С посторонними Алла могла быть очень приветливой и обаятельной.
Мама очень беспокоилась за девятнадцатилетнюю беременную Аллу и глубоко переживала, когда на седьмом месяце у нее был выкидыш девочки (очень похожей на Аллу), которую в условиях разрухи 1922 года не удалось спасти в клинике Отто, считавшейся лучшей в Петрограде.
Одно время у Аллы находили признаки начинающегося туберкулеза.
В 1930 году, когда Алла уже жила в Москве, вдали от мамы, у нее случился острый приступ аппендицита, и ее срочно оперировал знаменитый уже в то время хирург Алексей Дмитриевич Очкин в своем отделении Боткинской (бывшей Солдатенковской) больницы. Мама немедленно (по вызову тети Зины) выехала в Москву.
По натуре щедрая, Алла никогда не скупилась, оплачивая чужой труд; когда была возможность, она заботливо и бескорыстно одаривала близких.
Третий сын нашей мамы Герман (Котя) Севастьянов, еще подростком волею судьбы оказавшийся за границей Советской России, уже в двадцатых годах писал нашей маме довольно часто, присылал в письмах свои фотографии; позднее, став материально самостоятельным, Котя присылал ноты модных в то время в Европе фокстротов и прекрасно выполненные фотографии-открытки мировых кинозвезд, которые мы, то есть Тиса, я и в какой-то мере Алла (еще жившая тогда в Ленинграде), а также наша молодая горничная Нюша (ставшая почти членом семьи) коллекционировали; поэтому при очередной партии присланных Котей в письме открыток кинозвезд каждый из нас старался отобрать себе наиболее интересные.
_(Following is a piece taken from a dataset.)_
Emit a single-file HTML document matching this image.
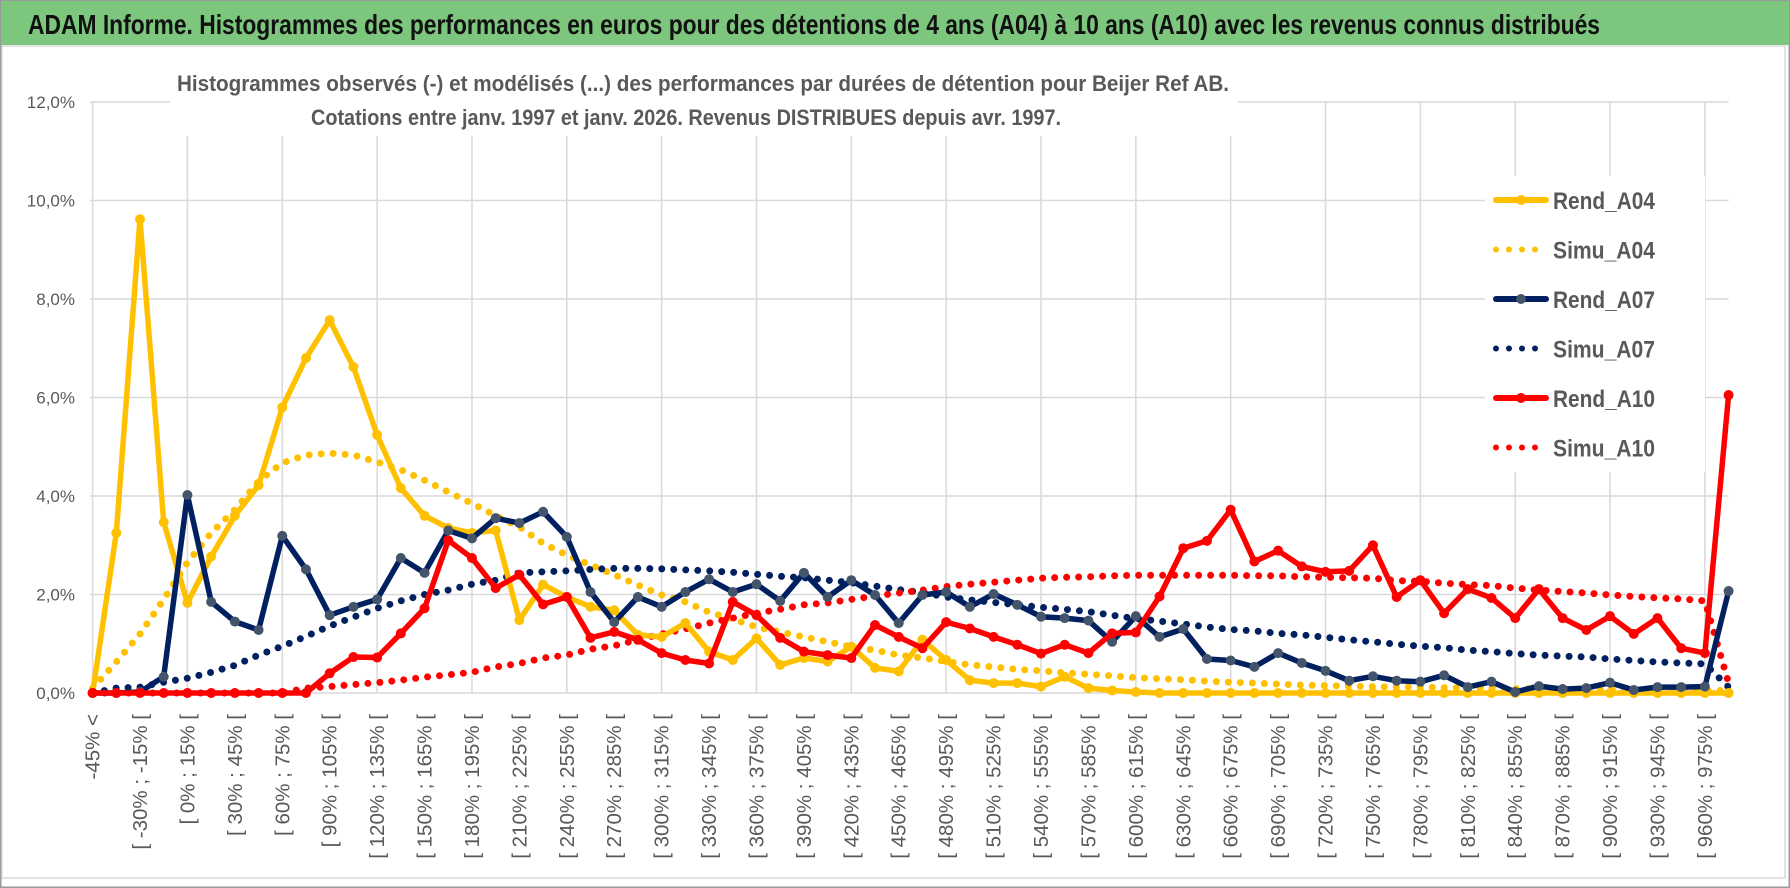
<!DOCTYPE html>
<html><head><meta charset="utf-8"><style>
html,body{margin:0;padding:0;background:#fff;}
svg{display:block;font-family:"Liberation Sans Narrow","Liberation Sans",sans-serif;}
</style></head><body>
<svg id="chart" width="1790" height="888" viewBox="0 0 1790 888" xmlns="http://www.w3.org/2000/svg">
<rect x="0.5" y="0.5" width="1789" height="887" fill="#fff" stroke="#9a9a9a" stroke-width="2"/>
<rect x="1" y="1" width="1788" height="44" fill="#7dc67e"/>
<text x="28" y="34" font-size="28" font-weight="bold" fill="#111" textLength="1572" lengthAdjust="spacingAndGlyphs">ADAM Informe. Histogrammes des performances en euros pour des détentions de 4 ans (A04) à 10 ans (A10) avec les revenus connus distribués</text>
<rect x="2" y="46" width="1783" height="832" fill="#fff" stroke="#d9d9d9" stroke-width="1.5"/>
<g id="grid"></g>
<rect x="170" y="62" width="1068" height="74" fill="#fff"/>
<text x="703" y="91" text-anchor="middle" font-size="22" font-weight="bold" fill="#595959" textLength="1052" lengthAdjust="spacingAndGlyphs">Histogrammes observés (-) et modélisés (...) des performances par durées de détention pour Beijer Ref AB.</text>
<text x="686" y="125" text-anchor="middle" font-size="22" font-weight="bold" fill="#595959" textLength="750" lengthAdjust="spacingAndGlyphs">Cotations entre janv. 1997 et janv. 2026. Revenus DISTRIBUES depuis avr. 1997.</text>
<g id="axes"></g>
<g id="series"></g>
<rect x="1485" y="176" width="220" height="296" fill="#fff"/>
<g id="legend"></g>
</svg>
<script>
const categories = ["-45% <","[ -45% ; -30% [","[ -30% ; -15% [","[ -15% ; 0% [","[ 0% ; 15% [","[ 15% ; 30% [","[ 30% ; 45% [","[ 45% ; 60% [","[ 60% ; 75% [","[ 75% ; 90% [","[ 90% ; 105% [","[ 105% ; 120% [","[ 120% ; 135% [","[ 135% ; 150% [","[ 150% ; 165% [","[ 165% ; 180% [","[ 180% ; 195% [","[ 195% ; 210% [","[ 210% ; 225% [","[ 225% ; 240% [","[ 240% ; 255% [","[ 255% ; 270% [","[ 270% ; 285% [","[ 285% ; 300% [","[ 300% ; 315% [","[ 315% ; 330% [","[ 330% ; 345% [","[ 345% ; 360% [","[ 360% ; 375% [","[ 375% ; 390% [","[ 390% ; 405% [","[ 405% ; 420% [","[ 420% ; 435% [","[ 435% ; 450% [","[ 450% ; 465% [","[ 465% ; 480% [","[ 480% ; 495% [","[ 495% ; 510% [","[ 510% ; 525% [","[ 525% ; 540% [","[ 540% ; 555% [","[ 555% ; 570% [","[ 570% ; 585% [","[ 585% ; 600% [","[ 600% ; 615% [","[ 615% ; 630% [","[ 630% ; 645% [","[ 645% ; 660% [","[ 660% ; 675% [","[ 675% ; 690% [","[ 690% ; 705% [","[ 705% ; 720% [","[ 720% ; 735% [","[ 735% ; 750% [","[ 750% ; 765% [","[ 765% ; 780% [","[ 780% ; 795% [","[ 795% ; 810% [","[ 810% ; 825% [","[ 825% ; 840% [","[ 840% ; 855% [","[ 855% ; 870% [","[ 870% ; 885% [","[ 885% ; 900% [","[ 900% ; 915% [","[ 915% ; 930% [","[ 930% ; 945% [","[ 945% ; 960% [","[ 960% ; 975% [","> 975%"];
const yTicks = [0,2,4,6,8,10,12];
const yTickLabels = ["0,0%","2,0%","4,0%","6,0%","8,0%","10,0%","12,0%"];
const rendA04 = [0,3.25,9.62,3.47,1.83,2.77,3.6,4.22,5.8,6.8,7.57,6.62,5.24,4.16,3.6,3.35,3.25,3.3,1.48,2.2,1.95,1.75,1.68,1.18,1.14,1.42,0.84,0.67,1.11,0.57,0.71,0.64,0.94,0.51,0.44,1.08,0.67,0.26,0.2,0.2,0.13,0.33,0.1,0.05,0.02,0,0,0,0,0,0,0,0,0,0,0,0,0,0,0,0,0,0,0,0,0,0,0,0,0];
const simuA04 = [0.1,0.63,1.2,1.9,2.65,3.25,3.72,4.3,4.67,4.83,4.87,4.83,4.69,4.53,4.32,4.08,3.85,3.6,3.37,3.04,2.8,2.6,2.4,2.19,1.99,1.85,1.64,1.5,1.34,1.24,1.14,1.04,0.94,0.87,0.77,0.71,0.64,0.57,0.53,0.48,0.45,0.41,0.38,0.35,0.31,0.29,0.27,0.24,0.22,0.2,0.18,0.16,0.15,0.14,0.13,0.12,0.12,0.11,0.1,0.1,0.09,0.09,0.08,0.08,0.07,0.07,0.06,0.06,0.05,0.05];
const rendA07 = [0,0,0.02,0.33,4.02,1.85,1.45,1.28,3.19,2.51,1.58,1.75,1.9,2.74,2.44,3.3,3.14,3.55,3.45,3.68,3.17,2.05,1.44,1.95,1.75,2.05,2.31,2.05,2.21,1.87,2.44,1.95,2.29,1.99,1.42,1.99,2.05,1.75,2.01,1.79,1.55,1.52,1.47,1.04,1.56,1.14,1.3,0.69,0.66,0.53,0.81,0.61,0.45,0.25,0.34,0.25,0.23,0.36,0.12,0.23,0.02,0.14,0.08,0.1,0.21,0.06,0.12,0.12,0.13,2.07];
const simuA07 = [0,0.1,0.12,0.22,0.3,0.42,0.56,0.77,0.95,1.15,1.36,1.54,1.72,1.87,2.0,2.09,2.21,2.29,2.44,2.46,2.48,2.51,2.53,2.53,2.52,2.5,2.48,2.45,2.41,2.37,2.34,2.29,2.24,2.17,2.1,2.04,1.95,1.89,1.84,1.79,1.74,1.7,1.65,1.58,1.51,1.46,1.4,1.34,1.29,1.26,1.21,1.18,1.13,1.08,1.04,0.99,0.95,0.92,0.87,0.84,0.8,0.77,0.75,0.73,0.69,0.66,0.63,0.61,0.59,0.12];
const rendA10 = [0,0,0,0,0,0,0,0,0,0,0.4,0.73,0.72,1.21,1.72,3.1,2.74,2.13,2.4,1.8,1.95,1.12,1.24,1.08,0.81,0.67,0.6,1.85,1.58,1.12,0.84,0.77,0.71,1.38,1.14,0.91,1.44,1.31,1.14,0.98,0.8,0.98,0.81,1.21,1.23,1.96,2.94,3.09,3.72,2.67,2.89,2.57,2.46,2.48,3.0,1.95,2.29,1.62,2.11,1.93,1.52,2.11,1.52,1.28,1.56,1.2,1.52,0.91,0.81,6.05];
const simuA10 = [0,0,0,0,0,0,0,0,0,0.1,0.13,0.17,0.21,0.26,0.32,0.37,0.42,0.53,0.6,0.71,0.77,0.89,0.96,1.08,1.2,1.3,1.42,1.52,1.62,1.7,1.79,1.83,1.9,1.97,2.03,2.09,2.16,2.21,2.25,2.29,2.33,2.35,2.36,2.38,2.39,2.39,2.39,2.39,2.39,2.38,2.38,2.36,2.35,2.34,2.33,2.28,2.27,2.23,2.2,2.18,2.13,2.09,2.06,2.03,1.99,1.96,1.93,1.91,1.87,0.2];

const NS = "http://www.w3.org/2000/svg";
const X0 = 92.6, DX = 23.71, Y0 = 693, PER = 49.25;
function xPos(i){ return X0 + DX * i; }
function yPos(v){ return Y0 - PER * v; }
function mk(tag, attrs, parent){
  const e = document.createElementNS(NS, tag);
  for (const k in attrs) e.setAttribute(k, attrs[k]);
  parent.appendChild(e);
  return e;
}
const grid = document.getElementById('grid');
const axes = document.getElementById('axes');
const series = document.getElementById('series');
const legend = document.getElementById('legend');
const xRight = xPos(categories.length - 1);

yTicks.forEach((t, k) => {
  const l = mk('line', {x1: 90, x2: xRight, y1: yPos(t), y2: yPos(t), stroke: '#d9d9d9', 'stroke-width': 1.5}, grid);
  
  
  const tx = mk('text', {x: 75, y: yPos(t) + 6, 'text-anchor': 'end', 'font-size': 17, fill: '#595959', 'font-family': '"Liberation Sans Narrow","Liberation Sans",sans-serif'}, axes);
  tx.textContent = yTickLabels[k];
  
  
});
for (let i = 0; i < categories.length; i += 4) {
  const l = mk('line', {x1: xPos(i), x2: xPos(i), y1: yPos(12), y2: Y0, stroke: '#d9d9d9', 'stroke-width': 1.5}, grid);
  
  
}
for (let i = 0; i < categories.length; i += 2) {
  const x = xPos(i);
  const tx = mk('text', {x: 0, y: 0, transform: 'translate(' + (x + 7) + ',714) rotate(-90)', 'text-anchor': 'end', 'font-size': 20.5, fill: '#595959', 'font-family': '"Liberation Sans",sans-serif'}, axes);
  tx.textContent = categories[i];
  
  
}

function pts(arr){ return arr.map((v, i) => xPos(i).toFixed(1) + ',' + yPos(v).toFixed(1)).join(' '); }
function dotted(arr, color, name){
  const p = mk('polyline', {points: pts(arr), fill: 'none', stroke: color, 'stroke-width': 7, 'stroke-linecap': 'round', 'stroke-dasharray': '0 12'}, series);
  
  
}
function solid(arr, color, mcolor, name){
  const g = mk('g', {}, series);
  
  
  mk('polyline', {points: pts(arr), fill: 'none', stroke: color, 'stroke-width': 5.5, 'stroke-linejoin': 'round'}, g);
  arr.forEach((v, i) => {
    const c = mk('circle', {cx: xPos(i), cy: yPos(v), r: 5, fill: mcolor}, g);
    
    
  });
}
dotted(simuA04, '#ffc000', 'simu-a04-line');
dotted(simuA07, '#002060', 'simu-a07-line');
dotted(simuA10, '#ff0000', 'simu-a10-line');
solid(rendA04, '#ffc000', '#ffc000', 'rend-a04-line');
solid(rendA07, '#002060', '#44546a', 'rend-a07-line');
solid(rendA10, '#ff0000', '#ff0000', 'rend-a10-line');

const legendItems = [["Rend_A04","#ffc000","#ffc000",false],["Simu_A04","#ffc000","#ffc000",true],["Rend_A07","#002060","#44546a",false],["Simu_A07","#002060","#002060",true],["Rend_A10","#ff0000","#ff0000",false],["Simu_A10","#ff0000","#ff0000",true]];
legendItems.forEach((it, k) => {
  const y = 200 + k * 49.5;
  const g = mk('g', {}, legend);
  
  
  if (it[3]) {
    mk('line', {x1: 1496, x2: 1546, y1: y, y2: y, stroke: it[1], 'stroke-width': 6, 'stroke-linecap': 'round', 'stroke-dasharray': '0 13'}, g);
  } else {
    mk('line', {x1: 1496, x2: 1546, y1: y, y2: y, stroke: it[1], 'stroke-width': 6, 'stroke-linecap': 'round'}, g);
    mk('circle', {cx: 1521, cy: y, r: 5, fill: it[2]}, g);
  }
  const t = mk('text', {x: 1553, y: y + 9, 'font-size': 24, 'font-weight': 'bold', fill: '#595959', textLength: 102, lengthAdjust: 'spacingAndGlyphs'}, g);
  t.textContent = it[0];
});
</script>
</body></html>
В начале тридцатых годов Котя стал присылать маме большие фотографии – свои и его молодой жены, начинающей (а впоследствии ставшей мировой знаменитостью) балерины Ирины Бароновой в жизни и ролях. Фотографии были красивые, поражали своей выразительностью и великолепным качеством исполнения.
Письма Коти всегда были содержательны и познавательны, так как он много путешествовал по всему миру с балетными труппами русских эмигрантов в качестве администратора.
По своей природе Котя всегда был очень добр, щедр, любил одаривать людей и помогать им, когда имел такую возможность. Пережив 1917 год в России, Котя хорошо представлял материальные трудности, голод и разорение, которые принесли революция и гражданская война; поэтому, оказавшись за границей, как только он начал «становиться на ноги» (сначала зарабатывая деньги трудом шофера), старался помочь маме и семье; так, в конце двадцатых годов, Котя несколько раз присылал нам по почте большие толстые плитки твердого черного шоколада «Золотой берег» для варки, но мы его съедали по кусочкам, которые с трудом откалывались от плиток. Шоколад был очень вкусный и питательный – роскошь для всех нас!